Barging will be suspended for 14 weeks this winter
By Elaine Williams of the Tribune
Wednesday, November 10, 2010
Three hundred containers will be stockpiled at the Port of Lewiston for a container-rail operation that will serve shippers during the coming temporary suspension of barging on the Snake and Columbia rivers.
It will be the first time in at least eight years cargo has left the Port of Lewiston by train, said David Doeringsfeld, who updated port commissioners on the development at their meeting Tuesday.
Peas, lentils, wheat and perhaps paperboard or pulp from Clearwater Paper will be taken by the Great Northwest Railroad, which will use existing port infrastructure, to Burlington Northern lines in eastern Washington, said Doeringsfeld, manager of the Port of Lewiston.

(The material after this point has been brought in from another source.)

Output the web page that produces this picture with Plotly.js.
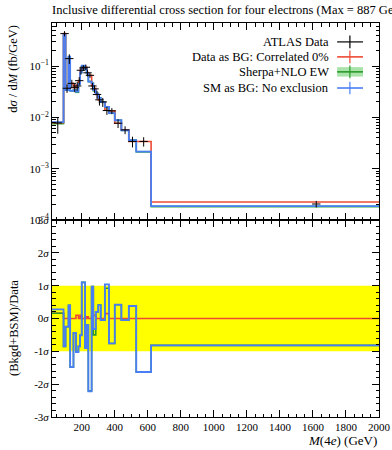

Even with that option, most shippers will likely get as much volume as possible transported before or after the outage, since getting products to ocean ports is more expensive by rail than barge, said Doeringsfeld. “I don’t think there’s anybody that’s surprised that this is going on.”
Barging from Lewiston to the Port of Portland will not be possible for 14 weeks starting Dec. 10, while the U.S. Army Corps of Engineers rehabilitates locks at three of the eight dams between Lewiston and Portland. Typically the system is down for about two weeks in the winter.
In other business, the port commissioners examined a plan for about 11 acres of land on the north shore of the Clearwater River between the railroad bridge and the Washington state line. Right now it’s home to a log-sorting yard for Idaho Forest Products and PCS Company, a business that constructs scaffolding.
But the commissioners are wondering if the prime river location just downstream from a popular fishing hole might be a candidate for conversion to a recreational and commercial use at an unspecified date.
The site could eventually become a recreational vehicle park, with about 40 sites linked to a nearby island with a foot bridge, a boat launch and a cruise boat dock, said Nolan Harper, a planner from the Walla Walla District of the corps.
His concept also has a complex that might house a bait shop, restaurant and convenience store and maybe even have housing in the upper story.
“You’ve got some really neat views of the cities of Lewiston and Clarkston,” said Harper, whose work was paid for by the corps and port. “You’ve got property that’s not hidden by the levees.”
How feasible Harper’s plan is remains to be seen. The port has no money available to develop the project at this time, but it hasn’t ruled out making an agreement with a private party, Doeringsfeld said.
The site sits on top of a former landfill that accepted municipal and industrial waste including material from what is now Clearwater Paper, Harper said.
That means any plan would have to be approved by Idaho’s Department of Environmental Quality. That agency could impose requirements about adding to an existing clay cap that’s 2 feet deep, Harper said.